[WHAT THIS TASK INVOLVES]: Your task is to reproduce, verbatim and without pictures, the lines from the opening of the listing through the line containing "SPINE = '#808080'".

[RAW DATA]:
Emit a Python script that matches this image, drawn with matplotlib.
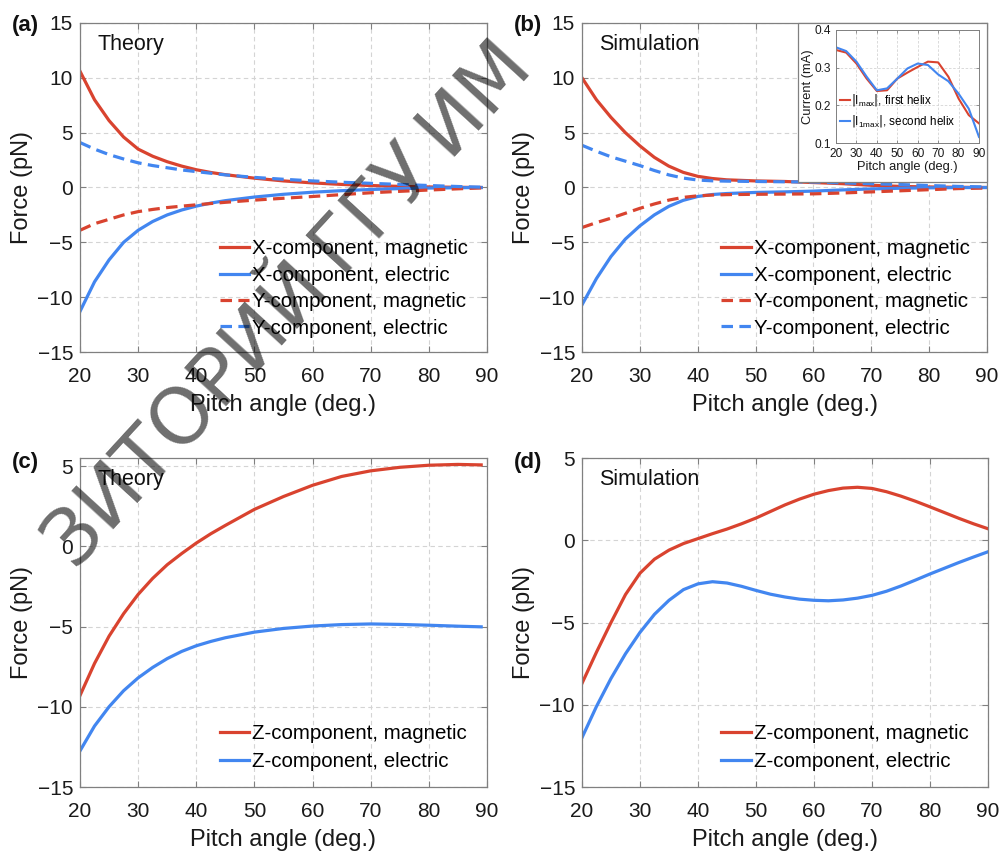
import matplotlib
matplotlib.use("Agg")
import matplotlib.pyplot as plt
from matplotlib.patches import Rectangle

plt.rcParams['font.family'] = ['Liberation Sans', 'DejaVu Sans']

RED = '#D9432F'
BLUE = '#4286F0'
GRID = '#d4d4d4'
SPINE = '#808080'

# ---------------- data ----------------
# (a) theory, X/Y components
theory_x = [20, 22.5, 25, 27.5, 30, 32.5, 35, 37.5, 40, 42.5, 45, 50, 55, 60, 65, 70, 75, 80, 85, 89]
a_xmag = [10.6, 8.0, 6.1, 4.6, 3.5, 2.85, 2.35, 1.95, 1.62, 1.37, 1.17, 0.85, 0.6, 0.42, 0.28, 0.18, 0.1, 0.05, 0.02, 0.0]
a_xel = [-11.3, -8.6, -6.6, -5.0, -3.9, -3.1, -2.5, -2.05, -1.7, -1.42, -1.2, -0.87, -0.62, -0.43, -0.29, -0.18, -0.1, -0.05, -0.02, 0.0]
a_ymag = [-3.9, -3.3, -2.9, -2.5, -2.2, -2.0, -1.83, -1.7, -1.58, -1.46, -1.35, -1.15, -0.98, -0.82, -0.65, -0.48, -0.35, -0.23, -0.12, -0.04]
a_yel = [4.1, 3.5, 3.0, 2.6, 2.25, 2.0, 1.8, 1.6, 1.45, 1.3, 1.15, 0.92, 0.75, 0.6, 0.48, 0.38, 0.28, 0.18, 0.09, 0.03]

# (b) simulation, X/Y components
sim_x = [20, 22.5, 25, 27.5, 30, 32.5, 35, 37.5, 40, 42.5, 45, 50, 55, 60, 65, 70, 75, 80, 85, 90]
b_xmag = [10.0, 8.0, 6.4, 5.0, 3.8, 2.75, 1.95, 1.38, 1.02, 0.82, 0.7, 0.6, 0.55, 0.45, 0.35, 0.2, 0.1, 0.05, 0.02, 0.0]
b_xel = [-10.7, -8.3, -6.3, -4.7, -3.5, -2.5, -1.72, -1.17, -0.82, -0.64, -0.55, -0.45, -0.4, -0.33, -0.22, -0.13, -0.07, -0.03, -0.01, 0.0]
b_ymag = [-3.65, -3.2, -2.8, -2.35, -1.9, -1.5, -1.15, -0.9, -0.76, -0.69, -0.65, -0.62, -0.6, -0.58, -0.5, -0.4, -0.3, -0.2, -0.1, -0.05]
b_yel = [3.85, 3.3, 2.8, 2.4, 2.0, 1.55, 1.15, 0.86, 0.68, 0.61, 0.58, 0.55, 0.52, 0.5, 0.42, 0.35, 0.27, 0.18, 0.1, 0.05]

# (c) theory, Z component
c_zmag = [-9.3, -7.3, -5.6, -4.2, -3.0, -2.0, -1.15, -0.45, 0.2, 0.78, 1.3, 2.3, 3.1, 3.8, 4.35, 4.7, 4.92, 5.05, 5.1, 5.07]
c_zel = [-12.75, -11.2, -10.0, -9.0, -8.2, -7.55, -7.0, -6.55, -6.2, -5.93, -5.7, -5.35, -5.12, -4.97, -4.88, -4.84, -4.87, -4.92, -4.98, -5.02]

# (d) simulation, Z component
d_x = [20, 22.5, 25, 27.5, 30, 32.5, 35, 37.5, 40, 42.5, 45, 47.5, 50, 52.5, 55, 57.5,
       60, 62.5, 65, 67.5, 70, 72.5, 75, 77.5, 80, 82.5, 85, 87.5, 90]
d_zmag = [-8.7, -6.8, -5.0, -3.3, -2.0, -1.15, -0.6, -0.2, 0.1, 0.4, 0.68, 1.0, 1.35, 1.75, 2.15, 2.5,
          2.8, 3.02, 3.17, 3.22, 3.15, 2.95, 2.68, 2.37, 2.03, 1.68, 1.33, 1.0, 0.7]
d_zel = [-12.0, -10.1, -8.4, -6.9, -5.6, -4.5, -3.65, -3.0, -2.65, -2.52, -2.6, -2.8, -3.05, -3.28, -3.45, -3.58,
         -3.65, -3.68, -3.63, -3.52, -3.35, -3.1, -2.78, -2.42, -2.05, -1.7, -1.35, -1.02, -0.7]

# inset: current
inset_x = [20, 25, 30, 35, 40, 45, 50, 55, 60, 65, 70, 75, 80, 85, 90]
i_first = [0.347, 0.340, 0.311, 0.271, 0.238, 0.240, 0.271, 0.287, 0.302, 0.316, 0.314, 0.276, 0.218, 0.174, 0.152]
i_second = [0.354, 0.344, 0.316, 0.276, 0.240, 0.245, 0.271, 0.298, 0.311, 0.307, 0.282, 0.264, 0.231, 0.191, 0.116]

x_ticks = [20, 30, 40, 50, 60, 70, 80, 90]
y_ticks_xy = [-15, -10, -5, 0, 5, 10, 15]
y_ticks_z = [-15, -10, -5, 0, 5]

xy_labels = ['X-component, magnetic', 'X-component, electric',
             'Y-component, magnetic', 'Y-component, electric']
z_labels = ['Z-component, magnetic', 'Z-component, electric']
inset_labels = [r'$|\mathregular{I_{max}}|$, first helix', r'$|\mathregular{I_{1max}}|$, second helix']
watermark = 'ЗИТОРИЙ ГГУ ИМ'

# ---------------- figure ----------------
W, H = 1002, 855
fig = plt.figure(figsize=(W / 100, H / 100), dpi=100)


def px_axes(l, t, r, b):
    return fig.add_axes([l / W, 1 - b / H, (r - l) / W, (b - t) / H])


def style(ax, yticks, ylim, fs=15):
    ax.set_xlim(20, 90)
    ax.set_ylim(*ylim)
    ax.set_xticks(x_ticks)
    ax.set_yticks(yticks)
    ax.grid(True, color=GRID, lw=0.8, ls=(0, (4, 3)))
    ax.set_axisbelow(True)
    for s in ax.spines.values():
        s.set_color(SPINE)
        s.set_linewidth(0.9)
    ax.tick_params(direction='in', length=4, width=0.8, color=SPINE,
                   labelsize=fs, labelcolor='#1a1a1a', top=True, right=True)
    ax.tick_params(axis='x', pad=11)
    ax.tick_params(axis='y', pad=5)
    ax.set_xlabel('Pitch angle (deg.)', fontsize=17, color='#1a1a1a')
    ax.set_ylabel('Force (pN)', fontsize=17, color='#1a1a1a')


LW = 2.3
DASH = (0, (3.6, 2.0))
LEG = dict(frameon=False, fontsize=14.8, handlelength=1.45, handletextpad=0.15,
           borderpad=0, borderaxespad=0)

axes = {}
axes['a'] = px_axes(80, 23, 487, 352)
axes['b'] = px_axes(582, 23, 987, 352)
axes['c'] = px_axes(80, 458, 487, 787)
axes['d'] = px_axes(582, 458, 988, 787)

for key, xs, data in [('a', theory_x, (a_xmag, a_xel, a_ymag, a_yel)),
                      ('b', sim_x, (b_xmag, b_xel, b_ymag, b_yel))]:
    ax = axes[key]
    style(ax, y_ticks_xy, (-15, 15))
    ax.plot(xs, data[0], color=RED, lw=LW, label=xy_labels[0])
    ax.plot(xs, data[1], color=BLUE, lw=LW, label=xy_labels[1])
    ax.plot(xs, data[2], color=RED, lw=LW, ls=DASH, label=xy_labels[2])
    ax.plot(xs, data[3], color=BLUE, lw=LW, ls=DASH, label=xy_labels[3])
    ax.legend(loc='upper left', bbox_to_anchor=(0.343, 0.342), labelspacing=0.36, **LEG)

for key, xs, m, e in [('c', theory_x, c_zmag, c_zel), ('d', d_x, d_zmag, d_zel)]:
    ax = axes[key]
    style(ax, y_ticks_z, (-15, 5.5) if key == 'c' else (-15, 5))
    ax.plot(xs, m, color=RED, lw=LW, label=z_labels[0])
    ax.plot(xs, e, color=BLUE, lw=LW, label=z_labels[1])
    ax.legend(loc='upper left', bbox_to_anchor=(0.343, 0.192), labelspacing=0.45, **LEG)

for key in 'abcd':
    ax = axes[key]
    ax.yaxis.label.set_va('center')
    ax.xaxis.label.set_va('center')
    ax.yaxis.set_label_coords(-0.142, 0.5)
    ax.xaxis.set_label_coords(0.5, -0.161)
    txt = 'Theory' if key in 'ac' else 'Simulation'
    ax.text(0.043, 0.935, txt, transform=ax.transAxes, fontsize=15.5,
            ha='left', va='center', color='#111111')

# panel labels
for lab, x, y in [('(a)', 12, 25), ('(b)', 514, 25), ('(c)', 12, 462), ('(d)', 514, 462)]:
    fig.text(x / W, 1 - y / H, lab, fontsize=16, fontweight='bold',
             ha='left', va='center', color='#111111')

# inset
box = Rectangle((798 / W, 1 - 182 / H), 189 / W, 159 / H, transform=fig.transFigure,
                facecolor='white', edgecolor=SPINE, lw=0.9, zorder=5)
fig.patches.append(box)
ins = px_axes(836, 30, 979, 143)
ins.set_zorder(6)
ins.plot(inset_x, i_first, color=RED, lw=1.5, label=inset_labels[0])
ins.plot(inset_x, i_second, color=BLUE, lw=1.5, label=inset_labels[1])
ins.set_xlim(20, 90)
ins.set_ylim(0.1, 0.4)
ins.set_xticks(x_ticks)
ins.set_yticks([0.1, 0.2, 0.3, 0.4])
ins.grid(True, color=GRID, lw=0.6, ls=(0, (3, 2)))
for s in ins.spines.values():
    s.set_color(SPINE)
    s.set_linewidth(0.7)
ins.tick_params(direction='in', length=2, width=0.6, color=SPINE, labelsize=8.6,
                labelcolor='#1a1a1a', pad=3.5, top=True, right=True)
ins.set_xlabel('Pitch angle (deg.)', fontsize=9.3, color='#1a1a1a', labelpad=0.5)
ins.set_ylabel('Current (mA)', fontsize=9.3, color='#1a1a1a', labelpad=0.5)
ins.legend(loc='upper left', bbox_to_anchor=(0.03, 0.45), frameon=False, fontsize=8.4,
           handlelength=0.8, handletextpad=0.15, labelspacing=0.45,
           borderpad=0, borderaxespad=0)

# watermark
fig.text(290 / W, 1 - 306 / H, watermark, family=['IBM Plex Sans Condensed', 'DejaVu Sans'],
         fontweight=500, rotation=47.5, rotation_mode='anchor', ha='center', va='center',
         fontsize=56, color='black', alpha=0.57, zorder=20)

fig.savefig('out.png', dpi=100)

[ANSWER IN FULL]:
Emit a Python script that matches this image, drawn with matplotlib.
import matplotlib
matplotlib.use("Agg")
import matplotlib.pyplot as plt
from matplotlib.patches import Rectangle

plt.rcParams['font.family'] = ['Liberation Sans', 'DejaVu Sans']

RED = '#D9432F'
BLUE = '#4286F0'
GRID = '#d4d4d4'
SPINE = '#808080'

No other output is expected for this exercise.